The U-turns performed by the Premier League’s ‘Big Six’ were widely seen as a victory for fans, who immediately made their thoughts in a series of protests.
But although the Super League plans, which were pushed by Real Madrid president Florentino Perez and Juventus chief Andrea Agnelli, appear to be dead in the water, supporters are continuing to pressure their clubs.
Spurs, Arsenal, Liverpool and, in particular, Manchester United fans have held protests against their owners, with groups demanding a dialogue with their owners.
The Glazer family has come under fire from United fans, with a protest against their ownership forcing their Premier League game against Liverpool to be postponed on Sunday.
Sugar, who sold his majority stake in Spurs to investment company ENIC in 2001 after 10 years with the club, believes the current crop of owners are not helping themselves.
“I wouldn’t be hung out to dry by any manager that’s for sure,” he told the Telegraph.
“I think they’re a bit weak, and I think they get all this flak, and I would talk up a bit more, I really would.”
Although Sugar is not a fan of the Super League proposals, he does believe that the current system in elite football is broken.
“It is the same now, that’s why the Super League was so pointless,” he said.
“Any more money you give them just goes straight through on transfer fees, and players wages. The fans get no benefit whatsoever, other than seeing superstars being paid too much to perform. So what needs to happen really is a rethink of the industry.
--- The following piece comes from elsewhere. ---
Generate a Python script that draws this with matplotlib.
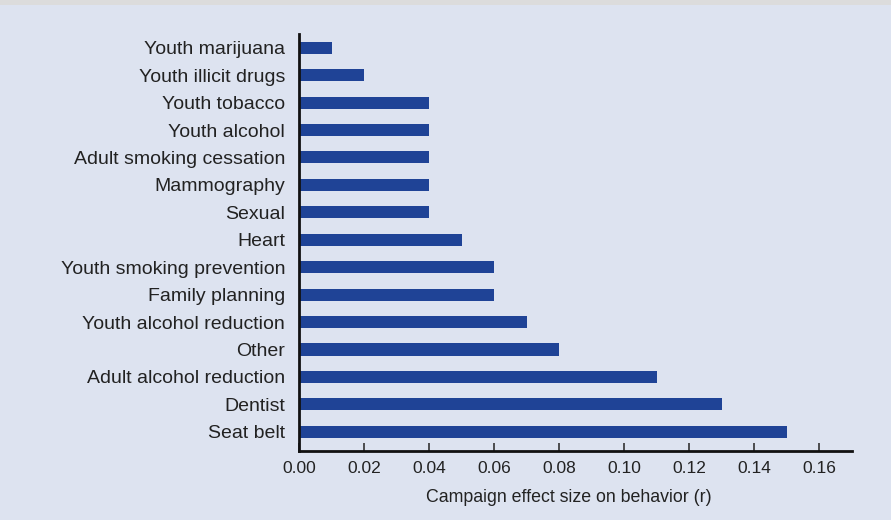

You don’t need any more money.”
One of the things pressure groups, journalists and supporters have advocated for amid the Super League fallout is the implementation of the ‘50+1’ model, which is used in Germany.
The rule means that clubs are run more democratically and fans always hold the majority of the voting rights, with teams unable to play in the Bundesliga if commercial investors own more than a 49 per cent stake.
However, Sugar described the 50+1 model as “an absolute nonsense,” arguing it would not work in the hyper-commercialised environment of the Premier League in the era of billionaire owners.
“That’s a non-starter in the UK,” he said.
“I don’t think that will ever happen in the UK because they can’t gift 51 per cent of an entity that’s worth billions.
“I’m afraid to say that’s not going to happen in the UK, certainly with the owners that we have here.”